THE DATA>
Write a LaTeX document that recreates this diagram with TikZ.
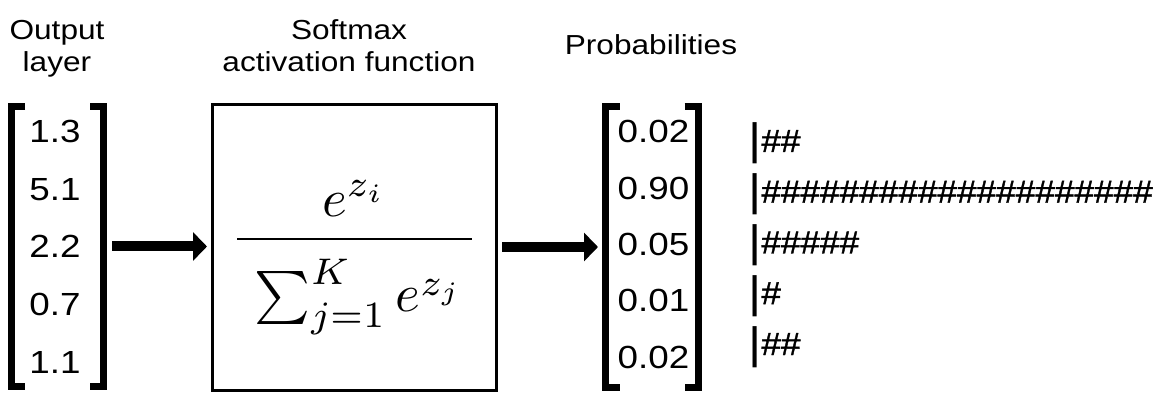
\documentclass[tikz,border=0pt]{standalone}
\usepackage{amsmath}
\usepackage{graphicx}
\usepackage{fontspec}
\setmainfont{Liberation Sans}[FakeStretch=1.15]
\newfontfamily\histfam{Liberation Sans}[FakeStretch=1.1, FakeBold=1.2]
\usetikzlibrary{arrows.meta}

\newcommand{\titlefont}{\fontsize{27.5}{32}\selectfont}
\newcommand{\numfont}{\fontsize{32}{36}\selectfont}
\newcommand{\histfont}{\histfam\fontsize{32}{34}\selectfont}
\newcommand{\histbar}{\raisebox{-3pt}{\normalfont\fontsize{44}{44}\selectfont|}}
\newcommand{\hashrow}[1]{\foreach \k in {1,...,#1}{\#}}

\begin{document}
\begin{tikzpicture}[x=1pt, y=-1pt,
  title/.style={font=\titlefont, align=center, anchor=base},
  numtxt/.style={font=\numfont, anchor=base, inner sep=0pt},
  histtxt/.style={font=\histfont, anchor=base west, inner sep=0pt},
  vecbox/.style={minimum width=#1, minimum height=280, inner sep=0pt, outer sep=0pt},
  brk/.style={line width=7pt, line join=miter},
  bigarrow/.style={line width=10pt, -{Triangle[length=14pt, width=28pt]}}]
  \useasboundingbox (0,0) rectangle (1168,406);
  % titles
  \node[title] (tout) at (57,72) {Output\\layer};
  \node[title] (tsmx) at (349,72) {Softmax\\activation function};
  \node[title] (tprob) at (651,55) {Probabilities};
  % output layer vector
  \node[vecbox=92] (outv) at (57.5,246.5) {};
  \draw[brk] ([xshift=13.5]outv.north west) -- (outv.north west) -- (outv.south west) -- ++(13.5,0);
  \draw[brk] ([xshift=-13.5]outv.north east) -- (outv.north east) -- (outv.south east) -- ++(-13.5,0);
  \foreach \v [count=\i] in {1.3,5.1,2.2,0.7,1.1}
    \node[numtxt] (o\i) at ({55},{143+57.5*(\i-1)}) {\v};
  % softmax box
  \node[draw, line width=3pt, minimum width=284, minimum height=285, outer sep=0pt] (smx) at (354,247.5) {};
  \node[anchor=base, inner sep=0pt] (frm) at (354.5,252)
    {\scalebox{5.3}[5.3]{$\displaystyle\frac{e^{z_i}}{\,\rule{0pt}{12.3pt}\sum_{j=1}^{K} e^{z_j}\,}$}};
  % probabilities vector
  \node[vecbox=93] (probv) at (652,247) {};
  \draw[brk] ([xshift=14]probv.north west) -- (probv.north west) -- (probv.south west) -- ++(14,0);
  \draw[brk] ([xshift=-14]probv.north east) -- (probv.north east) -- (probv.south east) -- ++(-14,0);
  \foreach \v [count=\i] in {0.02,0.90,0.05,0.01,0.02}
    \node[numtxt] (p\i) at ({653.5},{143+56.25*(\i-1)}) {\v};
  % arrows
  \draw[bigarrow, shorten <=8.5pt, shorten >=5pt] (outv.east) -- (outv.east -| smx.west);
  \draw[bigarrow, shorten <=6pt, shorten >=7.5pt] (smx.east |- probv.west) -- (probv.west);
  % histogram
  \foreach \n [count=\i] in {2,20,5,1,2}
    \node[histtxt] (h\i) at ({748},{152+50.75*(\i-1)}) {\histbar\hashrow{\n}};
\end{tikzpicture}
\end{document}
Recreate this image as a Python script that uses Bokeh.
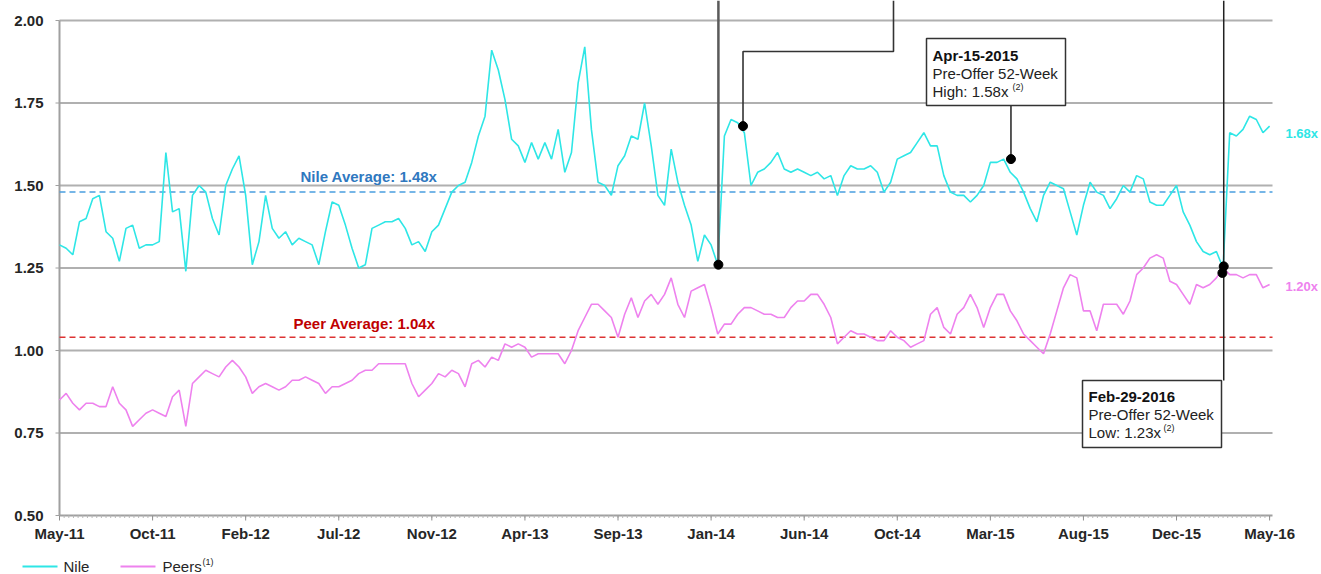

WORK REQUIRED> Copy each line of the listing that holds the word "this".

REPLY TO THE EXERCISE>
Write a LaTeX document that recreates this diagram with TikZ.
Recreate this image as a Python script that uses Bokeh.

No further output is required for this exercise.